Our CEO keeps pushing us to speed up automation deployment. She’s gotten the pitch about AI-powered workflow generation—describe what you want in plain English, and the platform generates the workflow for you. Sounds great on a slide deck, but I’m wondering about reality.
We’ve tried AI-assisted tools before, and it’s always been a false economy. The AI generates something that looks 80% right, but then you spend three times longer debugging and fixing it than you would have spent just building it properly from scratch. The handoff from generated workflow to production-ready automation is where things usually fall apart.
Has anyone actually used a platform where you can describe a workflow, get back a working template, and transition it to production without significant rework? What’s the breakdown of time from description to actually running it? And more importantly, is the generated workflow production-quality or just a starting point that needs heavy customization?
The quality of the generated workflow depends heavily on how specific your description is. We tried this with a fairly straightforward workflow—extract data from email, categorize it, route to the right team, log the result. We described it in about 50 words, and the platform generated a workflow that was probably 85% correct.
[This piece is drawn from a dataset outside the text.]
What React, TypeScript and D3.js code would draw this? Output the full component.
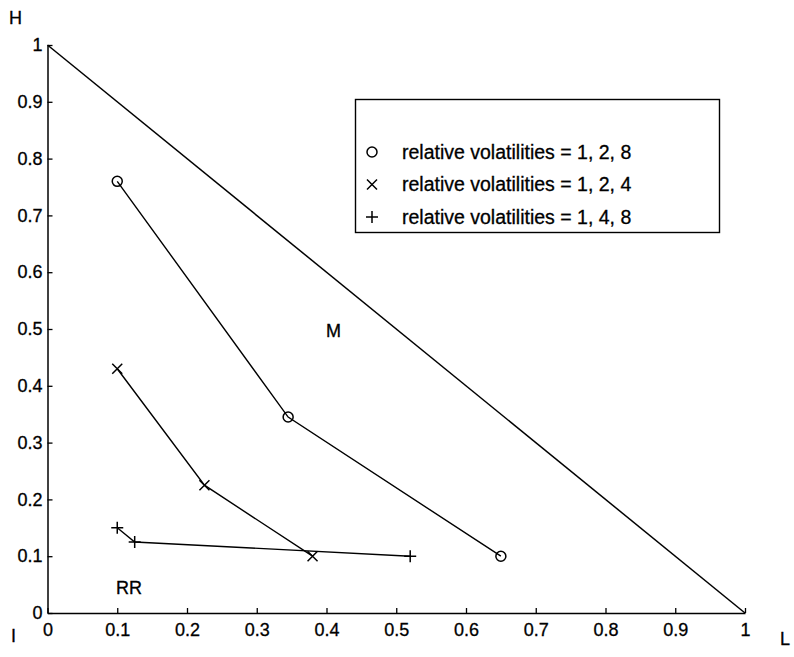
import React, { useRef, useEffect } from "react";
import * as d3 from "d3";

// series: [L, H] composition points
const circleSeries: [number, number][] = [
  [0.1, 0.76],
  [0.345, 0.345],
  [0.65, 0.1],
];
const crossSeries: [number, number][] = [
  [0.1, 0.43],
  [0.225, 0.225],
  [0.38, 0.1],
];
const plusSeries: [number, number][] = [
  [0.1, 0.15],
  [0.125, 0.125],
  [0.52, 0.1],
];
const boundary: [number, number][] = [
  [0, 1],
  [1, 0],
];
const ticks = [0, 0.1, 0.2, 0.3, 0.4, 0.5, 0.6, 0.7, 0.8, 0.9, 1];
const legendLabels = [
  "relative volatilities = 1, 2, 8",
  "relative volatilities = 1, 2, 4",
  "relative volatilities = 1, 4, 8",
];

const W = 794;
const H = 657;
const FONT = "'Liberation Sans', Arial, Helvetica, sans-serif";

const App = () => {
  const svgRef = useRef<SVGSVGElement>(null);

  useEffect(() => {
    const svg = d3.select(svgRef.current);
    svg.selectAll("*").remove();

    const x = d3.scaleLinear().domain([0, 1]).range([47.5, 745]);
    const y = d3.scaleLinear().domain([0, 1]).range([613, 45]);

    const g = svg.append("g").attr("font-family", FONT).attr("fill", "#000");

    // axes, ticks point inward
    const xAxis = d3
      .axisBottom(x)
      .tickValues(ticks)
      .tickSizeInner(-5)
      .tickSizeOuter(0)
      .tickFormat((d) => d3.format("")(+d));
    const yAxis = d3
      .axisLeft(y)
      .tickValues(ticks)
      .tickSizeInner(-5)
      .tickSizeOuter(0)
      .tickPadding(5)
      .tickFormat((d) => d3.format("")(+d));

    const gx = g.append("g").attr("transform", `translate(0,${y(0)})`).call(xAxis);
    const gy = g.append("g").attr("transform", `translate(${x(0)},0)`).call(yAxis);
    [gx, gy].forEach((ax) => {
      ax.selectAll("path").attr("stroke", "#000").attr("stroke-width", 1.5);
      ax.selectAll("line").attr("stroke", "#000").attr("stroke-width", 1.3);
      ax.selectAll("text")
        .attr("font-size", 18)
        .attr("font-family", FONT)
        .attr("fill", "#000")
        .attr("stroke", "#000")
        .attr("stroke-width", 0.3);
    });
    gx.selectAll("text").attr("y", 23).attr("dy", 0);

    const line = d3
      .line<[number, number]>()
      .x((d) => x(d[0]))
      .y((d) => y(d[1]));

    g.append("path")
      .attr("d", line(boundary))
      .attr("fill", "none")
      .attr("stroke", "#000")
      .attr("stroke-width", 1.5);

    const series = [
      { data: circleSeries, marker: "o" },
      { data: crossSeries, marker: "x" },
      { data: plusSeries, marker: "+" },
    ];

    const drawMarker = (sel: any, kind: string, cx: number, cy: number) => {
      if (kind === "o") {
        sel.append("circle")
          .attr("cx", cx).attr("cy", cy).attr("r", 5)
          .attr("fill", "none").attr("stroke", "#000").attr("stroke-width", 1.5);
      } else if (kind === "x") {
        const s = 5;
        sel.append("path")
          .attr("d", `M${cx - s},${cy - s}L${cx + s},${cy + s}M${cx - s},${cy + s}L${cx + s},${cy - s}`)
          .attr("stroke", "#000").attr("stroke-width", 1.5);
      } else {
        const s = 6;
        sel.append("path")
          .attr("d", `M${cx - s},${cy}L${cx + s},${cy}M${cx},${cy - s}L${cx},${cy + s}`)
          .attr("stroke", "#000").attr("stroke-width", 1.5);
      }
    };

    series.forEach((s) => {
      g.append("path")
        .attr("d", line(s.data))
        .attr("fill", "none")
        .attr("stroke", "#000")
        .attr("stroke-width", 1.4);
      s.data.forEach((d) => drawMarker(g, s.marker, x(d[0]), y(d[1])));
    });

    // corner / region labels
    const label = (t: string, px: number, py: number) =>
      g.append("text")
        .attr("x", px).attr("y", py)
        .attr("font-size", 18)
        .attr("stroke", "#000")
        .attr("stroke-width", 0.3)
        .text(t);
    label("H", 9, 24);
    label("I", 11, 642);
    label("L", 780, 645);
    label("M", 326, 337);
    label("RR", 116, 594);

    // legend
    const lg = g.append("g");
    lg.append("rect")
      .attr("x", 355.5).attr("y", 99.5)
      .attr("width", 364).attr("height", 133)
      .attr("fill", "#fff").attr("stroke", "#000").attr("stroke-width", 1.4);
    ["o", "x", "+"].forEach((m, i) => {
      const cy = 152 + i * 32.5;
      drawMarker(lg, m, 372, cy);
      lg.append("text")
        .attr("x", 402).attr("y", cy + 6.5)
        .attr("font-size", 19.5)
        .attr("stroke", "#000")
        .attr("stroke-width", 0.3)
        .text(legendLabels[i]);
    });
  }, []);

  return <svg ref={svgRef} width={W} height={H} style={{ position: "absolute", left: 0, top: 0 }} />;
};

export default App;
The remaining 15% was edge cases: what happens if the email doesn’t have a category it recognizes? What if the routing table has gaps? These aren’t AI failures—they’re legitimate business logic questions that need human input anyway. Once we clarified those rules, the workflow worked. Total time from description to production was about four hours. We might have spent six hours building it from scratch, so the timesaving was real but not revolutionary.
The bigger benefit was that our operations team could describe workflows without needing engineers to translate their intentions into technical specs. That reduced the communication overhead significantly.
I’d caution against expecting the generated workflow to be production-ready out of the box. It rarely is. But if the platform’s workflow generator is good at capturing the happy path and your team is good at identifying edge cases, you can move from description to production fairly quick.
We did a test with a customer data enrichment workflow. Described it, got something in minutes that handled the main flow, then spent maybe two hours stress-testing edge cases and tightening error handling. Call it three hours total. That’s faster than building from scratch, but you’re not skipping the hard parts of automation—you’re just skipping some of the initial scaffolding work.
The shift from generated to production is where discipline matters most. We have a checklist: Does it handle missing data? What’s the failure mode? Are there reconciliation gaps? Once you lock down that discipline, the generated workflow becomes a genuine timesaver. We’ve gone from description to running workflows in sometimes less than a day when the business logic is clean.